A subsidiary of 3M that originally manufactured Combat Arms Earplugs version 2 (CAEv2) for the military, Aearo Technologies, claims that a vast majority of the plaintiffs in the CAEv2 MDL have normal hearing, according to the Star Tribune. 

In a March 1 filing in U.S. Bankruptcy Court, Aearo suggested that data by the U.S. Department of Defense reveals that over 175,000 U.S. military veterans, who allege that they developed hearing loss or hearing damage as a result of a faulty design in the military-issued earplugs, have normal hearing audiometric readings, based on standards set forth by the American Medical Association and the World Health Organization. 

Based on WHO and AMA criteria, 85% and 90% of plaintiffs have no hearing impairment, respectively, claims Aearo. Aearo also claims that nearly 25% of plaintiffs in the MDL who have tinnitus or hearing loss as set forth by AMA or WHO standards had those problems before they started using the dual-ended earplugs, which were the sole hearing-protection device provided to the DOD from 2003 until 2015. 
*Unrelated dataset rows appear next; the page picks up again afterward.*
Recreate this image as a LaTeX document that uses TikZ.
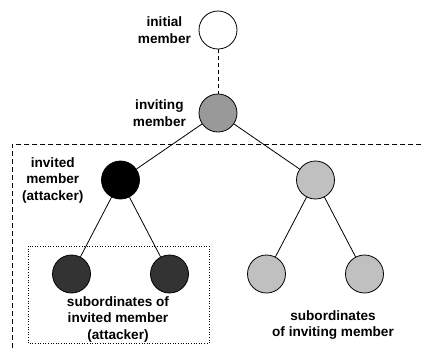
\documentclass[tikz,border=0pt]{standalone}
\usepackage{fontspec}
\setmainfont{Liberation Sans}
\usetikzlibrary{positioning}
\definecolor{invitinggray}{HTML}{999999}
\definecolor{attackgray}{HTML}{333333}
\definecolor{othergray}{HTML}{C0C0C0}

\begin{document}
\begin{tikzpicture}[x=1pt,y=1pt,level distance=83pt,line width=0.8pt]
\tikzstyle{member}=[circle,draw,solid,minimum size=38pt,inner sep=0pt]
\tikzstyle{lbl}=[font=\bfseries\fontsize{13.6}{16.5}\selectfont,align=center]
\tikzstyle{level 1}=[edge from parent/.style={draw,dash pattern=on 4pt off 3pt}]
\tikzstyle{level 2}=[level distance=67pt,sibling distance=195pt,edge from parent/.style={draw,solid}]
\tikzstyle{level 3}=[level distance=94pt,sibling distance=98pt]
\useasboundingbox (0,0) rectangle (421,-349);

\node[member,fill=white] (init) at (218,-30) {}
  child { node[member,fill=invitinggray] (inviting) {}
    child { node[member,fill=black] (invited) {}
      child {node[member,fill=attackgray] (sub1) {}}
      child {node[member,fill=attackgray] (sub2) {}}
    }
    child { node[member,fill=othergray] (other) {}
      child {node[member,fill=othergray] (sub3) {}}
      child {node[member,fill=othergray] (sub4) {}}
    }
  };

% labels
\node[lbl,left=4pt of init] (initlbl) {initial\\member};
\node[lbl,left=9pt of inviting] (invitinglbl) {inviting\\member};
\node[lbl,left=14pt of invited] (invitedlbl) {invited\\member\\(attacker)};
\node[lbl] (attsublbl) at (118,-319) {subordinates of\\invited member\\(attacker)};
\node[lbl] (othsublbl) at (333,-325) {subordinates\\of inviting member};

% boxes
\draw[dash pattern=on 5pt off 3pt] (421,-144) -- (12,-144) -- (12,-349);
\draw[line width=0.6pt,dotted] (28,-246) rectangle (209,-343);
\end{tikzpicture}
\end{document}
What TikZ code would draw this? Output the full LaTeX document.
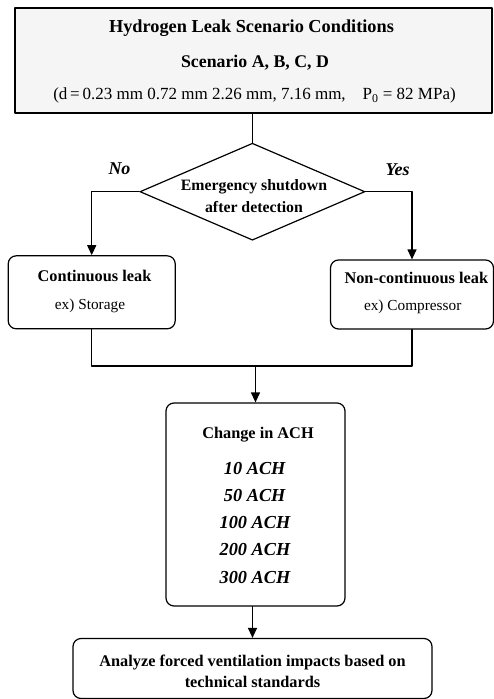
\documentclass[tikz,border=0pt]{standalone}
\usepackage{fontspec}
\setmainfont{Liberation Serif}
\usetikzlibrary{arrows.meta,shapes.geometric}

\tikzset{
  box/.style={draw,rounded corners=8pt,inner sep=0pt},
  txt/.style={inner sep=0pt,align=center,text height=.7em,text depth=.2em},
  bf16/.style={font=\fontsize{16.3}{21}\selectfont\bfseries},
  rm15/.style={font=\fontsize{15.3}{18}\selectfont},
  ach/.style={txt,font=\fontsize{18.3}{20}\selectfont\bfseries\itshape}
}

\begin{document}
\begin{tikzpicture}[line cap=round,line join=round,>={Triangle[length=10pt,width=9pt]},x=1.0pt,y=-1.0pt,line width=1.2pt]
\useasboundingbox (0,0) rectangle (493,699);

% boxes
\node[draw,fill=gray!8,line width=1.5pt,inner sep=0pt,minimum width=477pt,minimum height=105pt] (cond) at (253.5,60.5) {};
\node[draw,diamond,inner sep=0pt,minimum width=225pt,minimum height=97pt] (dec) at (252.4,191.7) {};
\node[box,minimum width=167pt,minimum height=73pt] (cont) at (91.7,292.3) {};
\node[box,minimum width=163pt,minimum height=69pt] (ncont) at (412,294.5) {};
\node[box,minimum width=179pt,minimum height=203pt] (chg) at (255.5,504.5) {};
\node[box,minimum width=359pt,minimum height=60pt] (ana) at (252.5,668.5) {};

% texts
\node[txt,font=\fontsize{18.3}{20}\selectfont\bfseries] (title) at (251.5,30) {Hydrogen Leak Scenario Conditions};
\node[txt,font=\fontsize{17.8}{20}\selectfont\bfseries] (scen) at (255,65) {Scenario A, B, C, D};
\node[txt,font=\fontsize{17}{20}\selectfont] (dia) at (254.5,97) {(d\,=\,0.23 mm 0.72 mm 2.26 mm, 7.16 mm,\quad P\textsubscript{0} = 82 MPa)};
\node[inner sep=0pt,align=center,font=\fontsize{15.8}{21.5}\selectfont\bfseries] (dectxt) at (254,196) {Emergency shutdown\\after detection};
\node[txt,font=\fontsize{18}{20}\selectfont\bfseries\itshape] (no) at (119.5,172) {No};
\node[txt,font=\fontsize{18}{20}\selectfont\bfseries\itshape] (yes) at (397.5,173) {Yes};
\node[txt,bf16] (conttxt) at (94.5,279.3) {Continuous leak};
\node[txt,rm15] (contex) at (90,307.3) {ex) Storage};
\node[txt,bf16] (ncontxt) at (416.3,280.7) {Non-continuous leak};
\node[txt,rm15] (ncontex) at (412.7,308.3) {ex) Compressor};
\node[txt,bf16] (chgtxt) at (258,436) {Change in ACH};
\node[ach] (a10) at (254.7,472) {10 ACH};
\node[ach] (a50) at (254.7,499) {50 ACH};
\node[ach] (a100) at (255,526) {100 ACH};
\node[ach] (a200) at (255,553) {200 ACH};
\node[ach] (a300) at (255,580.5) {300 ACH};
\node[inner sep=0pt,align=center,font=\fontsize{16.3}{21}\selectfont\bfseries] (anatxt) at (252.5,671) {Analyze forced ventilation impacts based on\\technical standards};

% connectors
\coordinate (join) at (255.5,366);
\draw (dec.north |- cond.south) -- (dec.north);
\draw[->] (dec.west) -| (cont.north);
\draw[->] (dec.east) -| (ncont.north);
\draw (cont.south) |- (join) -| (ncont.south);
\draw[->] (join) -- (chg.north);
\draw[->] (ana.north |- chg.south) -- (ana.north);
\end{tikzpicture}
\end{document}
Responding to Aearo’s claims, the plaintiffs’ attorneys stated, “This filing is yet another illustration of the bad faith exhibited by 3M. There is simply no route for 3M to resolve this litigation if it continues to take the offensive and impractical position that 90 percent of service members and veterans are liars with worthless claims.”

After 16 bellwether CAEv2 MDL trials resulted in 10 plaintiff jury verdicts totaling $300 million in damage awards, 3M placed its CAEv2 liabilities onto Aearo. Aearo then subsequently filed for Chapter 11 bankruptcy protection. 

The CAEv2 MDL is one of the largest mass torts in U.S. history, at one time approaching 300,000 plaintiffs. Both 3M and Aearo are named as defendants in the lawsuit. A bankruptcy judge has denied 3M’s attempt to escape litigation despite the stay on litigation for its subunit while the bankruptcy plan is being considered in U.S. Bankruptcy Court. 3M has appealed the judge’s decision. CAEv2 plaintiffs, meanwhile, have called upon the bankruptcy judge to dismiss Aearo’s Chapter 11 filing.